Wednesday, July 25, 2007

Something to Talk About...or To

One of the things that Embassy employees love to do is visit each others houses and compare notes on who has the better digs. To date, we have learned the following from our numerous visits:

1) Our yard is a joke (as opposed to the football field sized yards of nearly anyone else not living in an apartment)
2) Sometimes a pool is just a large, unheated hot tub
3) Garages are non-existent
4) All furniture is EXACTLY the same and comes in cream, green or red (we have green, the most subtle and kid-friendly of the three)
5) We know exactly one person with a dish washer (it's not us)
6) In terms of interior materials, our house is by far the most beautiful (original hard wood [mahogany] flooring and staircase, marble, wrought iron etc.)
7) Wealthy Peruvians favor gaudy and tacky over tasteful and refined (most Embassy housing is rented from well-to-do Peruvians)
8) Decorating with things purchased in Peru is extremely common, and frankly, perplexing

Which brings me back to my current entry. Time and again as we visit friends and acquaintances I am struck by the amount of Peruvian stuff in their houses - art, crafts, weavings, figurines, leather goods, silver whatever, clothing, reed baskets and on and on and on. Initially I thought that they were just first time posters like us and, like us, had little in the way of decorative objects and so went to the craft markets and went a little crazy to compensate for that. But, more and more I am realizing this is just not the case. We are talking about folks who are in their 4th and 5th countries. I wonder, do they also have whole households full of objet d'arte from previous posts as well just sitting in their massive storage unit in Maryland waiting to be joined by the Peruvian clutter when the family next moves to Thailand or Mali? Really, I am totally perplexed by this. And, don't get me wrong, there are some lovely things to be had in Peru, but, frankly, not that much!

Our approach to accumulating what I like to lovingly refer to as "Peruvian Crap" has been to shop around, invest in some high-quality, very traditional pieces and leave our walls blank for future acquisitions from other locales. In that vein, our trip to Cuzco earlier this year yielded two such pieces. Both have become conversation pieces for anyone visiting from near or far. The first is an example of traditional Andean weaving using fine alpaca thread, dyed with natural dyes. Examples of this weaving technique are available all over Peru, but there are only a few places where you are guaranteed that what you are purchasing is genuine (and be prepared, you will pay for authenticity). These weavings take many months to complete as just a foot of cloth is produced each month. Our piece is roughly 5 feet long and represents about 5 months of the weaver's life. We thought is was beautiful and as soon as we come up with an appropriate means of display will, I'm sure, be even more thrilled with our purchase.

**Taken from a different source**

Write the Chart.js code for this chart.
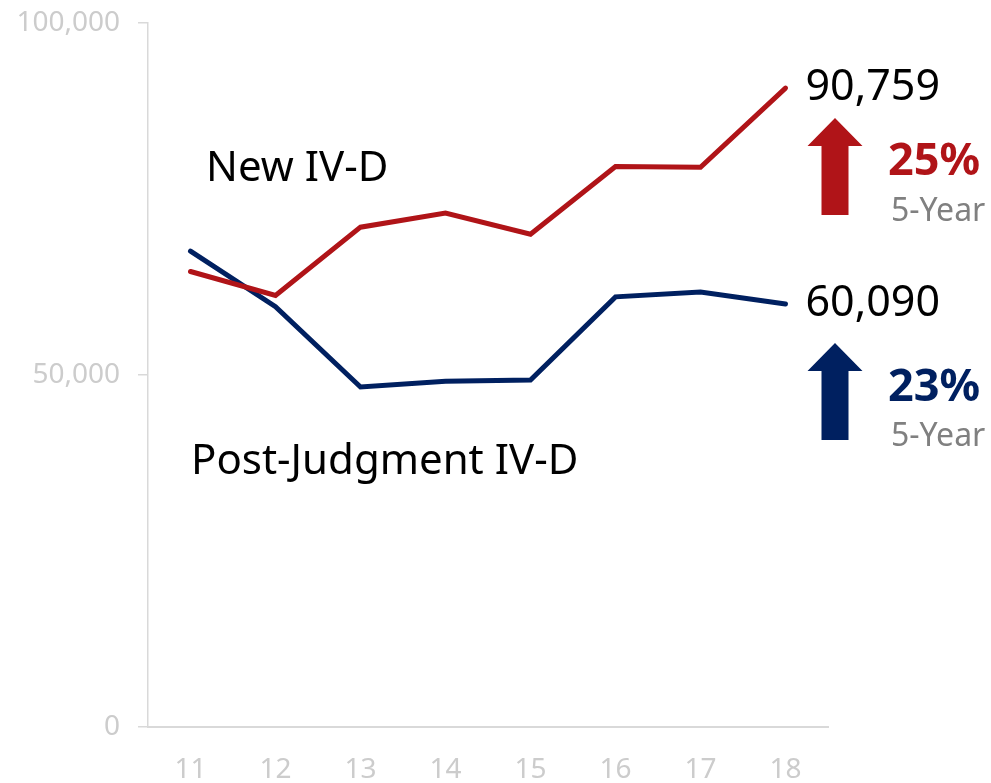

Our second purchase is a replica of an Inca mask thought to be worn by the Inca elders and royalty during the 14th and 15th centuries, before they were conquered by Pizarro. It is plated in gold and decorated with the semi-precious stones that are native to the mountains of Peru, lapis lazuli, red coral, Andean turquoise and serpentine. We just got it back from the framers and I decided it was blog worthy. It is definitely a source of conversation even though is it currently propped up in the dining room and not yet on the wall. An added bonus of having acquired the mask is that Caleb has taken to talking to it. Full-length, highly animated conversations between him and the mask. I get the impression that in some way or other the mask is responding because Caleb will finish what he is saying, walk away and then abruptly turn around, come back and say something very pointed to the mask. At this point, I am inclined to leave the mask where it is until I can figure out what "they" are talking about. The pictures don't give you an idea of scale, but with the frame it is about 3 feet tall and 2.5 feet across. One final note, being the frugal, deal-loving person than I am, I am thrilled to report that framing in Peru is practically free. You may notice from the picture that the mask is double framed and sports a double mat as well. Cost: prepare yourself...$50! Needless, to say, we are walking around the house thinking of anything and everything that might need to be framed. I have had to draw the line at post-it notes and church programs!


Adrianne said...

My expierence in life has taught me that VERY FEW people have taste. Those with money just buy taste in the form of decorators. My mom brought back aboriginal masks from Australia. I was afraid of them. I'm glad Caleb has made friends with his mask!

Kristy said...

I have never understood the swimming pool the size of a hot tub, either. Who uses those?

Since being home I have become even more happy with the purchases we made there. I love my peruvian tapestry (similar to yours), the water color painting I purchased in Cusco, my nativity (thanks to you guys)and our hand-carved calabasa which is a great conversation piece.

I really like your Inca mask and the frame is beautiful. I am glad you found a good framer. I find the fact that Caleb has conversations with the mask highly amusing. How is my little buddy, anyway? I need a Caleb update!

Nate and Sina said...

You may be leaving Paris with several items to be framed!

Heather said...

Wow! What an honor to have been given honorable mention in your blog. You can come use our dishwasher anytime!